**Data excerpt**:
§ §

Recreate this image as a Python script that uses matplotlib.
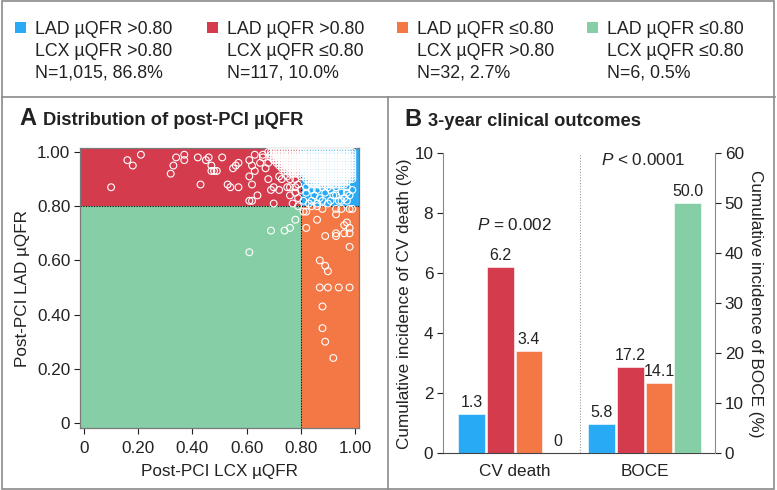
import matplotlib
matplotlib.use("Agg")
import matplotlib.pyplot as plt
from matplotlib.patches import Rectangle
from matplotlib.lines import Line2D
import numpy as np

plt.rcParams["font.family"] = ["Liberation Sans", "DejaVu Sans"]
plt.rcParams["mathtext.fontset"] = "custom"
plt.rcParams["mathtext.rm"] = "Liberation Sans"
plt.rcParams["mathtext.it"] = "Liberation Sans:italic"

W, H = 777, 490
TXT = "#222222"
FRAME = "#8a8a8a"

# group colours: LAD>0.8/LCX>0.8, LAD>0.8/LCX<=0.8, LAD<=0.8/LCX>0.8, LAD<=0.8/LCX<=0.8
COLORS = ["#29AAF5", "#D43C4E", "#F47846", "#86CEA5"]
GROUP_LINES = [
    ["LAD µQFR >0.80", "LCX µQFR >0.80", "N=1,015, 86.8%"],
    ["LAD µQFR >0.80", "LCX µQFR ≤0.80", "N=117, 10.0%"],
    ["LAD µQFR ≤0.80", "LCX µQFR >0.80", "N=32, 2.7%"],
    ["LAD µQFR ≤0.80", "LCX µQFR ≤0.80", "N=6, 0.5%"],
]

# ---- panel A: post-PCI uQFR (LCX on x, LAD on y) ----
# dense areas: (LAD value, LCX from, LCX to) in hundredths, every 0.01 cell filled
BLUE_ROWS = [(100, 80, 99), (99, 80, 99), (98, 80, 99), (97, 80, 99),
             (96, 80, 99), (95, 80, 99), (94, 80, 99), (93, 80, 99),
             (92, 81, 99), (91, 81, 99), (90, 82, 98), (89, 83, 97),
             (88, 84, 96)]
RED_ROWS = [(100, 68, 80), (99, 69, 80), (98, 69, 80), (97, 70, 80),
            (96, 71, 80), (95, 72, 80), (94, 73, 80), (93, 74, 79),
            (92, 76, 79)]
BLUE_X = [0.82, 0.82, 0.84, 0.85, 0.86, 0.87, 0.89, 0.91, 0.92, 0.94, 0.95,
          0.96, 0.98, 0.99, 0.97, 0.90, 0.93, 0.81, 0.83, 0.88, 0.90, 0.93,
          0.95, 0.97, 0.99, 0.86, 0.91, 0.84, 0.88, 0.97]
BLUE_Y = [0.87, 0.85, 0.82, 0.84, 0.86, 0.83, 0.85, 0.82, 0.84, 0.82, 0.85,
          0.83, 0.84, 0.90, 0.87, 0.87, 0.87, 0.82, 0.81, 0.82, 0.81, 0.84,
          0.82, 0.82, 0.86, 0.81, 0.86, 0.86, 0.87, 0.85]
RED_X = [0.10, 0.16, 0.18, 0.21, 0.32, 0.33, 0.34, 0.37, 0.37, 0.42, 0.43,
         0.45, 0.46, 0.47, 0.47, 0.48, 0.49, 0.51, 0.53, 0.54, 0.55, 0.56,
         0.57, 0.57, 0.61, 0.61, 0.62, 0.62, 0.63, 0.63, 0.61, 0.62, 0.64,
         0.66, 0.66, 0.67, 0.68, 0.69, 0.70, 0.72, 0.70, 0.72, 0.75, 0.75,
         0.76, 0.78, 0.76, 0.78, 0.76, 0.77, 0.78, 0.79, 0.65, 0.68, 0.73,
         0.79, 0.80, 0.80]
RED_Y = [0.87, 0.97, 0.95, 0.99, 0.92, 0.95, 0.98, 0.99, 0.97, 0.98, 0.88,
         0.97, 0.98, 0.95, 0.93, 0.93, 0.93, 0.98, 0.88, 0.87, 0.94, 0.95,
         0.96, 0.87, 0.97, 0.91, 0.95, 0.88, 0.93, 0.99, 0.82, 0.82, 0.84,
         0.99, 0.98, 0.94, 0.90, 0.86, 0.87, 0.86, 0.81, 0.91, 0.91, 0.87,
         0.87, 0.87, 0.90, 0.90, 0.84, 0.81, 0.85, 0.88, 0.96, 0.96, 0.90,
         0.83, 0.86, 0.91]
ORANGE_X = [0.81, 0.82, 0.82, 0.86, 0.86, 0.88, 0.89, 0.93, 0.95, 0.98, 0.93,
            0.93, 0.93, 0.96, 0.97, 0.98, 0.96, 0.98, 0.98, 0.87, 0.89, 0.90,
            0.87, 0.90, 0.94, 0.98, 0.88, 0.88, 0.89, 0.92, 0.99, 0.84]
ORANGE_Y = [0.78, 0.78, 0.72, 0.75, 0.80, 0.79, 0.69, 0.79, 0.79, 0.79, 0.77,
            0.70, 0.69, 0.73, 0.74, 0.72, 0.70, 0.70, 0.65, 0.60, 0.58, 0.56,
            0.50, 0.50, 0.50, 0.50, 0.43, 0.35, 0.30, 0.24, 0.79, 0.80]
GREEN_X = [0.61, 0.69, 0.74, 0.76, 0.78, 0.79]
GREEN_Y = [0.63, 0.71, 0.71, 0.72, 0.75, 0.80]
CUT = 0.80
A_TICKS = [0, 0.2, 0.4, 0.6, 0.8, 1.0]
A_TICKLABELS = ["0", "0.20", "0.40", "0.60", "0.80", "1.00"]

# ---- panel B: 3-year outcomes (%) ----
OUTCOMES = ["CV death", "BOCE"]
CV_DEATH = [1.3, 6.2, 3.4, 0.0]
BOCE = [5.8, 17.2, 14.1, 50.0]
CV_LABELS = ["1.3", "6.2", "3.4", "0"]
BOCE_LABELS = ["5.8", "17.2", "14.1", "50.0"]
P_VALUES = ["$P$ = 0.002", "$P$ < 0.0001"]

FS = 12.3  # most text in the figure


def px_axes(fig, left, top, right, bottom):
    return fig.add_axes([left / W, 1 - bottom / H, (right - left) / W, (bottom - top) / H])


def fx(x):
    return x / W


def fy(y):
    return 1 - y / H


def expand(rows):
    xs, ys = [], []
    for yv, x0, x1 in rows:
        for xv in range(x0, x1 + 1):
            xs.append(xv / 100)
            ys.append(yv / 100)
    return xs, ys


fig = plt.figure(figsize=(W / 100, H / 100), dpi=100)

# frame and dividers
fig.add_artist(Rectangle((fx(1.5), fy(488.5)), fx(773.5 - 1.5), (487 / H),
                         transform=fig.transFigure, fill=False, ec=FRAME, lw=1.2))
fig.add_artist(Line2D([fx(1.5), fx(775)], [fy(97), fy(97)],
                      transform=fig.transFigure, color=FRAME, lw=1.2))
fig.add_artist(Line2D([fx(388), fx(388)], [fy(97), fy(488.5)],
                      transform=fig.transFigure, color=FRAME, lw=1.2))

# header legend
for i, (col, lines) in enumerate(zip(COLORS, GROUP_LINES)):
    sx = [15, 207, 397, 587][i]
    fig.add_artist(Rectangle((fx(sx), fy(33)), 11 / W, 11 / H,
                             transform=fig.transFigure, fc=col, ec="none"))
    for j, line in enumerate(lines):
        fig.text(fx(sx + 20), fy(33.5 + 22 * j), line, fontsize=12.8,
                 color=TXT, va="baseline", ha="left")

# ---------------- panel A ----------------
axA = px_axes(fig, 80, 148, 359, 428)
xlo, xhi = -4 / 271, 1 + 4 / 271
ylo, yhi = -5 / 271, 1 + 4 / 271
axA.set_xlim(xlo, xhi)
axA.set_ylim(ylo, yhi)
axA.add_patch(Rectangle((xlo, ylo), CUT - xlo, CUT - ylo, fc=COLORS[3], ec="none", zorder=1))
axA.add_patch(Rectangle((xlo, CUT), CUT - xlo, yhi - CUT, fc=COLORS[1], ec="none", zorder=1))
axA.add_patch(Rectangle((CUT, ylo), xhi - CUT, CUT - ylo, fc=COLORS[2], ec="none", zorder=1))
axA.add_patch(Rectangle((CUT, CUT), xhi - CUT, yhi - CUT, fc=COLORS[0], ec="none", zorder=1))
axA.plot([CUT, CUT], [ylo, yhi], color="#111111", lw=0.8, ls=(0, (1.2, 1.2)), zorder=2)
axA.plot([xlo, xhi], [CUT, CUT], color="#111111", lw=0.8, ls=(0, (1.2, 1.2)), zorder=2)

bx, by = expand(BLUE_ROWS)
rx, ry = expand(RED_ROWS)
pts_x = RED_X + rx + GREEN_X + ORANGE_X + BLUE_X + bx
pts_y = RED_Y + ry + GREEN_Y + ORANGE_Y + BLUE_Y + by
axA.scatter(pts_x, pts_y, s=24, facecolors="none", edgecolors="white",
            linewidths=0.8, zorder=3, clip_on=False)

axA.set_xticks(A_TICKS)
axA.set_xticklabels(A_TICKLABELS)
axA.set_yticks(A_TICKS)
axA.set_yticklabels(A_TICKLABELS)
axA.tick_params(labelsize=FS, colors=TXT, length=4, width=0.8, pad=3)
axA.tick_params(axis="x", pad=5)
for sp in axA.spines.values():
    sp.set_color("#7a7a7a")
    sp.set_linewidth(0.9)
axA.set_xlabel("Post-PCI LCX µQFR", fontsize=FS, color=TXT, labelpad=6)
axA.set_ylabel("Post-PCI LAD µQFR", fontsize=FS, color=TXT, labelpad=5)

fig.text(fx(19), fy(125), "A", fontsize=17, fontweight="bold", color=TXT, va="baseline")
fig.text(fx(43), fy(125), "Distribution of post-PCI µQFR", fontsize=13.2,
         fontweight="bold", color=TXT, va="baseline")

# ---------------- panel B ----------------
axB = px_axes(fig, 443, 153.3, 715, 453.3)
step, width = 0.22, 0.205
offsets = (np.arange(4) - 1.5) * step
axB.set_xlim(-0.55, 1.54)
axB.set_ylim(0, 10)
axB2 = axB.twinx()
axB2.set_ylim(0, 60)

for k in range(4):
    axB.bar(0 + offsets[k], CV_DEATH[k], width=width, color=COLORS[k],
            edgecolor="white", linewidth=0.4, zorder=2)
    axB.annotate(CV_LABELS[k], (0 + offsets[k], CV_DEATH[k]), xytext=(0, 3),
                 textcoords="offset points", ha="center", va="bottom",
                 fontsize=11.5, color=TXT)
    axB2.bar(1 + offsets[k], BOCE[k], width=width, color=COLORS[k],
             edgecolor="white", linewidth=0.4, zorder=2)
    axB2.annotate(BOCE_LABELS[k], (1 + offsets[k], BOCE[k]), xytext=(0, 3),
                  textcoords="offset points", ha="center", va="bottom",
                  fontsize=11.5, color=TXT)

axB.plot([0.5, 0.5], [0, 10], color="#999999", lw=0.8, ls=(0, (1, 1.5)), zorder=1)
axB.text(0, 7.6, P_VALUES[0], ha="center", va="center", fontsize=FS, color=TXT)
axB.text(0.99, 9.78, P_VALUES[1], ha="center", va="center", fontsize=FS, color=TXT)

axB.set_xticks([0, 1])
axB.set_xticklabels(OUTCOMES)
axB.tick_params(axis="x", length=0, pad=8, labelsize=FS, colors=TXT)
axB.set_yticks([0, 2, 4, 6, 8, 10])
axB.tick_params(axis="y", labelsize=FS, colors=TXT, length=4, width=0.8, pad=3)
axB2.set_yticks([0, 10, 20, 30, 40, 50, 60])
axB2.tick_params(axis="y", labelsize=FS, colors=TXT, length=4, width=0.8, pad=3)
for a in (axB, axB2):
    a.spines["top"].set_visible(False)
    a.spines["left"].set_color("#8a8a8a")
    a.spines["right"].set_color("#8a8a8a")
    a.spines["bottom"].set_color("#444444")
axB2.spines["left"].set_visible(False)
axB2.spines["bottom"].set_visible(False)
axB.spines["right"].set_visible(False)
axB.set_ylabel("Cumulative incidence of CV death (%)", fontsize=FS, color=TXT, labelpad=2)
axB2.set_ylabel("Cumulative incidence of BOCE (%)", fontsize=FS, color=TXT,
                rotation=270, labelpad=14)

fig.text(fx(404), fy(126), "B", fontsize=17, fontweight="bold", color=TXT, va="baseline")
fig.text(fx(428), fy(126), "3-year clinical outcomes", fontsize=13.2,
         fontweight="bold", color=TXT, va="baseline")

fig.savefig("out.png", dpi=100)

§ §

**Short problem**: Look at the listing and set down only the lines from its start through the line with "import numpy as np", word for word and without pictures.

**Output for this exercise**:
Recreate this image as a Python script that uses matplotlib.
import matplotlib
matplotlib.use("Agg")
import matplotlib.pyplot as plt
from matplotlib.patches import Rectangle
from matplotlib.lines import Line2D
import numpy as np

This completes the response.